• **Requirement**
Say how many lines in the records include the string "this", adding no other words.
--- START Data for processing ---
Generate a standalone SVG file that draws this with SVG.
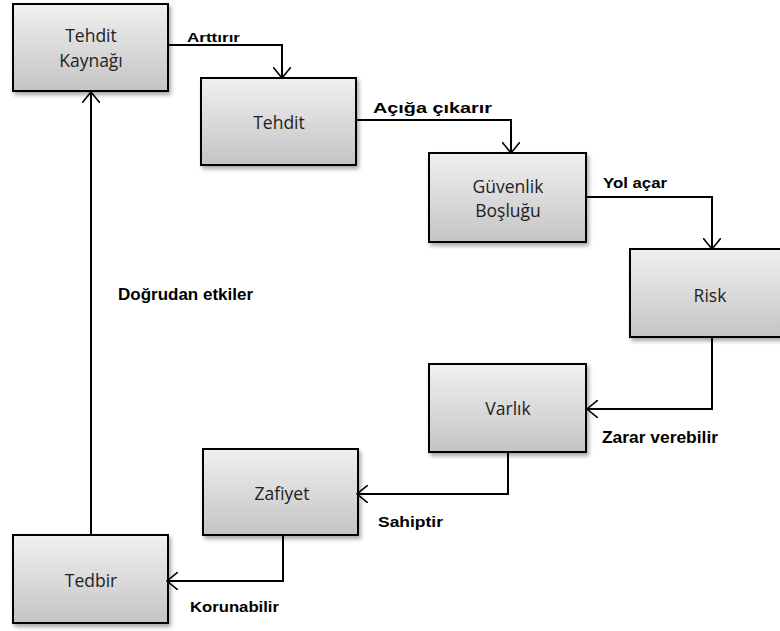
--- END Data for processing ---
--- START Data for processing ---
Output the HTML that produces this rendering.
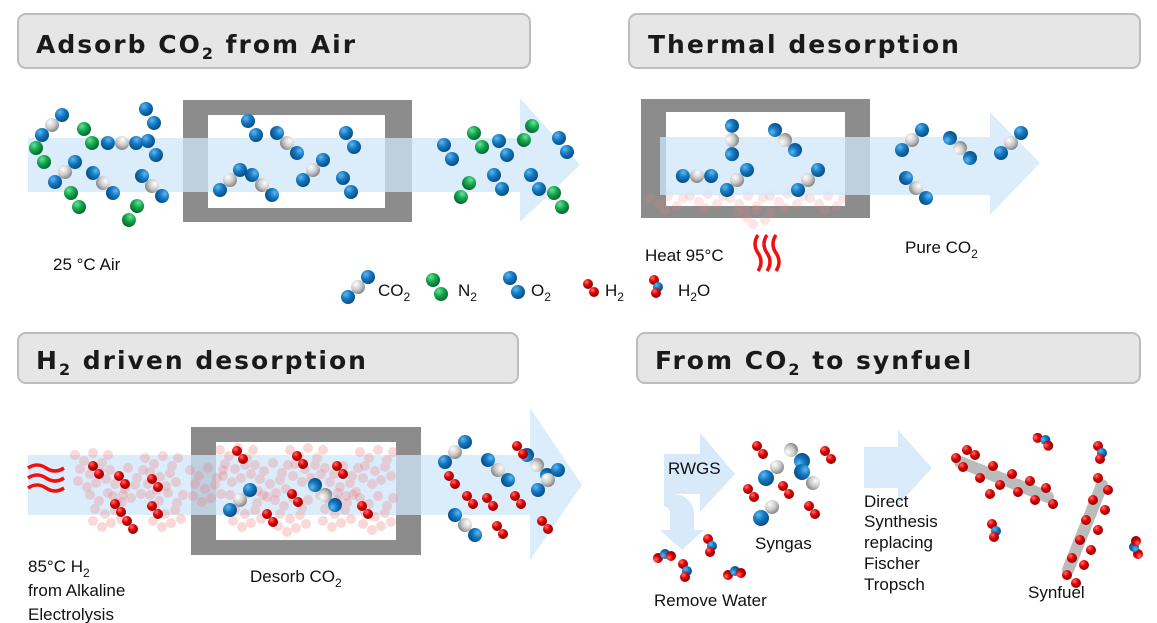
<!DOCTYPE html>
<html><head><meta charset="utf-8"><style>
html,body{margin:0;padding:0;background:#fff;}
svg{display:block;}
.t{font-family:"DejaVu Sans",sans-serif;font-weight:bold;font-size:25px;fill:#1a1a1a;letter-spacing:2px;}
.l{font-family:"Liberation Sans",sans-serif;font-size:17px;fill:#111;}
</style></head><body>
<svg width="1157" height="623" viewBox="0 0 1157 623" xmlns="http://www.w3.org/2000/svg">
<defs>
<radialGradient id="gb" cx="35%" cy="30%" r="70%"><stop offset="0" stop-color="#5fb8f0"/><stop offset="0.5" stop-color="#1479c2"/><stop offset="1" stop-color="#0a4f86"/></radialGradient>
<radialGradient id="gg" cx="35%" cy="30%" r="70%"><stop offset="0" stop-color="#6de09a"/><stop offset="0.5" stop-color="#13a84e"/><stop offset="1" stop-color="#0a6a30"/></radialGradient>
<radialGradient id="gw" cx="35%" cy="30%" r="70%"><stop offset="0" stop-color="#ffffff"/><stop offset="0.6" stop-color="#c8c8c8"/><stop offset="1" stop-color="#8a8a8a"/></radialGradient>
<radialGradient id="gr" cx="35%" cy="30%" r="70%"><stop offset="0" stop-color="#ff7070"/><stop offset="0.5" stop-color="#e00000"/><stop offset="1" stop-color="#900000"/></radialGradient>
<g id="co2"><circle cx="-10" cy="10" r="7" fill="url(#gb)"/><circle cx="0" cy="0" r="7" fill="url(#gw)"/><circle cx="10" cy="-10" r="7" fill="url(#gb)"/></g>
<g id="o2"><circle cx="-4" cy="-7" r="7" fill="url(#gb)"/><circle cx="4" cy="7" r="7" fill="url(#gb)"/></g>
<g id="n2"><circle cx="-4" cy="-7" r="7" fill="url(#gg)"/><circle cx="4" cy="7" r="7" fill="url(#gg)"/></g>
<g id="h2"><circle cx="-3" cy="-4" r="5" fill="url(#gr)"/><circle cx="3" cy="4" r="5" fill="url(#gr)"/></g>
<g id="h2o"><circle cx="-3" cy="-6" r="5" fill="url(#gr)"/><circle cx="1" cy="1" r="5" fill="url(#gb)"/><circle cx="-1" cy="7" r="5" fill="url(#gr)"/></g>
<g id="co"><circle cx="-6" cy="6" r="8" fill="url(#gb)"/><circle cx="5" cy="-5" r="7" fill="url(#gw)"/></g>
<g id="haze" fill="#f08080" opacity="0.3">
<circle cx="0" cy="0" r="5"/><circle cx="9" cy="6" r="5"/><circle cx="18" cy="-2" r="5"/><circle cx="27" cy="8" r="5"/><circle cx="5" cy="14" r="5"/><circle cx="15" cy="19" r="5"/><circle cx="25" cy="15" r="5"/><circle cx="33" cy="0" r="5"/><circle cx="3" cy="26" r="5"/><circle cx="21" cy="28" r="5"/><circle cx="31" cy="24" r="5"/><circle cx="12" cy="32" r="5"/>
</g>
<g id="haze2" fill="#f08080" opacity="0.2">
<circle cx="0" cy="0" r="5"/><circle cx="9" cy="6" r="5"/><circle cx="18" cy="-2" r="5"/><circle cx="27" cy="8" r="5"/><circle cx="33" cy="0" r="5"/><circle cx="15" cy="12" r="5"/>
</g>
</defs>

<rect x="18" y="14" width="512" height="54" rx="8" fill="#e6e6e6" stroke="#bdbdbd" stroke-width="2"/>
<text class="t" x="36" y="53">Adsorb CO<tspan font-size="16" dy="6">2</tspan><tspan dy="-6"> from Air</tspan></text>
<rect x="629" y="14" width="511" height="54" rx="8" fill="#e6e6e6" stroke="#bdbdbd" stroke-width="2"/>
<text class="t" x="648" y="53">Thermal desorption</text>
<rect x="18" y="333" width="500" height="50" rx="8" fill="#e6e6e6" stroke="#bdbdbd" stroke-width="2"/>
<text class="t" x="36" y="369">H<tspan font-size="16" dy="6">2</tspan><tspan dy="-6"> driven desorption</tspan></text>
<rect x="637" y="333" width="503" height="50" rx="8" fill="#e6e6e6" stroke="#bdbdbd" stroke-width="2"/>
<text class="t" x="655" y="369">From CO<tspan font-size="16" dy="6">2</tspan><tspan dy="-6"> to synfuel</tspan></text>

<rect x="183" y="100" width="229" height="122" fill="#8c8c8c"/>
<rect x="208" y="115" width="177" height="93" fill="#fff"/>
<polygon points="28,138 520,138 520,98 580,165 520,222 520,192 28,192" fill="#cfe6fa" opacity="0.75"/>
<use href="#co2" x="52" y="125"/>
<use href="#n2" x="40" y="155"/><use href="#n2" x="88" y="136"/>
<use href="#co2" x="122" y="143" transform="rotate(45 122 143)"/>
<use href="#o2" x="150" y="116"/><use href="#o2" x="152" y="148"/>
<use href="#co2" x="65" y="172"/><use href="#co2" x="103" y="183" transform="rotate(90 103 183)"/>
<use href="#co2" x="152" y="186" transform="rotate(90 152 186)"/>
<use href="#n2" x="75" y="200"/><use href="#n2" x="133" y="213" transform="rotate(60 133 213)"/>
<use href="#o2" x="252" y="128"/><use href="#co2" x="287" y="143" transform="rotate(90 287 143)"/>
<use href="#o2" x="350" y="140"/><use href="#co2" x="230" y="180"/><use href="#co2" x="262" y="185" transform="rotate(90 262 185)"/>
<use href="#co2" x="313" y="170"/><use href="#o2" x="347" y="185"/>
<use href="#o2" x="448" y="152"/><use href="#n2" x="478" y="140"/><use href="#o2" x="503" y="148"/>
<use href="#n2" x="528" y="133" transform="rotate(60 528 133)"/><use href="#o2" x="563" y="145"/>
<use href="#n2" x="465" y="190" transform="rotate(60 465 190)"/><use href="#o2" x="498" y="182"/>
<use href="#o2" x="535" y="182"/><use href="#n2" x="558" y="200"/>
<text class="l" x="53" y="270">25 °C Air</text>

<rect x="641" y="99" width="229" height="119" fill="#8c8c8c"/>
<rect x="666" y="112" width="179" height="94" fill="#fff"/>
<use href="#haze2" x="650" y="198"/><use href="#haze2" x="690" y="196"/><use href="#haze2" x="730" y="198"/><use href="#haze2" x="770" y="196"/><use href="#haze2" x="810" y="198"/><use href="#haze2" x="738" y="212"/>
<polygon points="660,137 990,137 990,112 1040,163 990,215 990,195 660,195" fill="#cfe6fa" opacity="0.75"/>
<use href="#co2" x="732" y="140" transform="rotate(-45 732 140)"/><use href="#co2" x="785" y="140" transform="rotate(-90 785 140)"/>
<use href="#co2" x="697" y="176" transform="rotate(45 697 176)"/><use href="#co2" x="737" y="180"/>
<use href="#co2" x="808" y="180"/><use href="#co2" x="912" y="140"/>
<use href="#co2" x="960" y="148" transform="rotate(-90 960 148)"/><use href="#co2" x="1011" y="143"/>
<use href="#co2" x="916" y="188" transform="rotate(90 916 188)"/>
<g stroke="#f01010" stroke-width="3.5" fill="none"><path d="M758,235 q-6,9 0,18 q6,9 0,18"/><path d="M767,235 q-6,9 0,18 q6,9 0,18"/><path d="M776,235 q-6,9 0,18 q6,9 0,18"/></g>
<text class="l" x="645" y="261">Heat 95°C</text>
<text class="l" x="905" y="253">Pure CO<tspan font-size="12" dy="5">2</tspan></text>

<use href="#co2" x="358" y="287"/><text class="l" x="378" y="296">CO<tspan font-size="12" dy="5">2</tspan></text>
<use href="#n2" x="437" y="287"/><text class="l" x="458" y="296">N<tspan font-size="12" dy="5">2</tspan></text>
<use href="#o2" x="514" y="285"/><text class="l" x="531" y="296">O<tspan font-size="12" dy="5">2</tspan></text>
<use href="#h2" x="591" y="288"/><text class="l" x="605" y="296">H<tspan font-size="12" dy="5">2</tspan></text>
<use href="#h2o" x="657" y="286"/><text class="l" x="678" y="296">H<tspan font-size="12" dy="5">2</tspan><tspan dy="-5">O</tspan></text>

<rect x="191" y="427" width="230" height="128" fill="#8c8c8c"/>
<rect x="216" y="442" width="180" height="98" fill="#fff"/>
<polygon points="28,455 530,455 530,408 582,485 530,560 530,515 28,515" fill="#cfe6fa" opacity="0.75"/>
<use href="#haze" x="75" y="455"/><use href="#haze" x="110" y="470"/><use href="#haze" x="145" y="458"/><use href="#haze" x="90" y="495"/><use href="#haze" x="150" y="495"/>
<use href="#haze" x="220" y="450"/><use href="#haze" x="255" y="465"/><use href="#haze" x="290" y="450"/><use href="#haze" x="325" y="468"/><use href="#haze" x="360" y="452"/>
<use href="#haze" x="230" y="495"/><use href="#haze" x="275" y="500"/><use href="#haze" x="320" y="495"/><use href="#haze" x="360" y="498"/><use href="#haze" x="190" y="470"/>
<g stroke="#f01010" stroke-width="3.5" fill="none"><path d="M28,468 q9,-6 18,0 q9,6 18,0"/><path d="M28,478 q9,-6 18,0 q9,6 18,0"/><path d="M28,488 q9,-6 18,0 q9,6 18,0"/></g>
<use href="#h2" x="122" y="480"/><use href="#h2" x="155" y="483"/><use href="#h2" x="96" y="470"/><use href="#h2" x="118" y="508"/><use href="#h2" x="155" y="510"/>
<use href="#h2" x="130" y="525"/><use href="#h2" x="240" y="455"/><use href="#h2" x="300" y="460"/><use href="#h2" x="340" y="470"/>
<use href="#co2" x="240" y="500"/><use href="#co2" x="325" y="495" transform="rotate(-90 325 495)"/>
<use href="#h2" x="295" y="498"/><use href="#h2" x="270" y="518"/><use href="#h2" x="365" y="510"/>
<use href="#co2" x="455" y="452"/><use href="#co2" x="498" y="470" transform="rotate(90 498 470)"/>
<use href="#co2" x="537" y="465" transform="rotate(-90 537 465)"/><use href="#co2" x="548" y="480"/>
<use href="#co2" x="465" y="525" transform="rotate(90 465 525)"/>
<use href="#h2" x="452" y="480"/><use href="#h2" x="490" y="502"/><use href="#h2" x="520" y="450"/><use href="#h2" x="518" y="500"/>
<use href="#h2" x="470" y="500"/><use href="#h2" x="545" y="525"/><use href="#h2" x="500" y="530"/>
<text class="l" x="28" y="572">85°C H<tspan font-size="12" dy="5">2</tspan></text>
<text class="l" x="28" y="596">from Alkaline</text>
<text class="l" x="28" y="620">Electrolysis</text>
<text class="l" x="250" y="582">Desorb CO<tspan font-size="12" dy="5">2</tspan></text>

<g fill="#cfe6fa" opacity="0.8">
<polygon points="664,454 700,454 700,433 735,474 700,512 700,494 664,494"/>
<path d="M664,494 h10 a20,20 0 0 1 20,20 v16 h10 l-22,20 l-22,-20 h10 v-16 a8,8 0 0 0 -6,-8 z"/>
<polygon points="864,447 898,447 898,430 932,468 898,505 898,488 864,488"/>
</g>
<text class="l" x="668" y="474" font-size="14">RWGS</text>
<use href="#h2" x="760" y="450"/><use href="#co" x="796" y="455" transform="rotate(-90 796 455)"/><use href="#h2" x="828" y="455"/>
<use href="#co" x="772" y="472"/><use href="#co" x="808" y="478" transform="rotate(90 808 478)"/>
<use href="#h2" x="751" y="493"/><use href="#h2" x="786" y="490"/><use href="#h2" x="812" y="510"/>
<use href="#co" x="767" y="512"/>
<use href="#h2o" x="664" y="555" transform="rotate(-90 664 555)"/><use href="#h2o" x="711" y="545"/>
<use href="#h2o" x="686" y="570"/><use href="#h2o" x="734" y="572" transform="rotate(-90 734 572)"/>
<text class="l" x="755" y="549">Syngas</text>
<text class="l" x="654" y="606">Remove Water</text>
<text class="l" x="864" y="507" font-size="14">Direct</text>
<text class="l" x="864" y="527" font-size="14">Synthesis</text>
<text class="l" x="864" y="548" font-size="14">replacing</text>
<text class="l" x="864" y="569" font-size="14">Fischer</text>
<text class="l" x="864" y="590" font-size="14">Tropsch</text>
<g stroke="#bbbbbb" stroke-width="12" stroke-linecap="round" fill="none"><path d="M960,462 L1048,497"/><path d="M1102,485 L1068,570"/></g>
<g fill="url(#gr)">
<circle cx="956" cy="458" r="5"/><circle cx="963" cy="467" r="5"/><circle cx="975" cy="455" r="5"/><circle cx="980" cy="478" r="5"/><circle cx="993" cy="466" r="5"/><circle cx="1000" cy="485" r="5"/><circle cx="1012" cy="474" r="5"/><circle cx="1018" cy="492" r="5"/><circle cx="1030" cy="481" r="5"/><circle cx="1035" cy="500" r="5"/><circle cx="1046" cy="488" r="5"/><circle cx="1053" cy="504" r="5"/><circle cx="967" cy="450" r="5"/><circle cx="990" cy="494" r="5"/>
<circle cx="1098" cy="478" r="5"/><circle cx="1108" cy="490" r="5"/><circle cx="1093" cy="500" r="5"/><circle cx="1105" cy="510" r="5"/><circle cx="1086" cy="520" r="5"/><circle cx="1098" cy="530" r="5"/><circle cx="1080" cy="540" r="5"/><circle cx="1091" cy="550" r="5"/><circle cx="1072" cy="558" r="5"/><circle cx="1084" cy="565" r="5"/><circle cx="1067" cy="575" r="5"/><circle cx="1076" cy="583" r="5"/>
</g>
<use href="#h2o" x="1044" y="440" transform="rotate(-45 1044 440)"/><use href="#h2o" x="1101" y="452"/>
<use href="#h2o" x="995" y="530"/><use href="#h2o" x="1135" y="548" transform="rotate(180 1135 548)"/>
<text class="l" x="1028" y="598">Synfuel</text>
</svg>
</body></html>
--- END Data for processing ---
• **Response**
2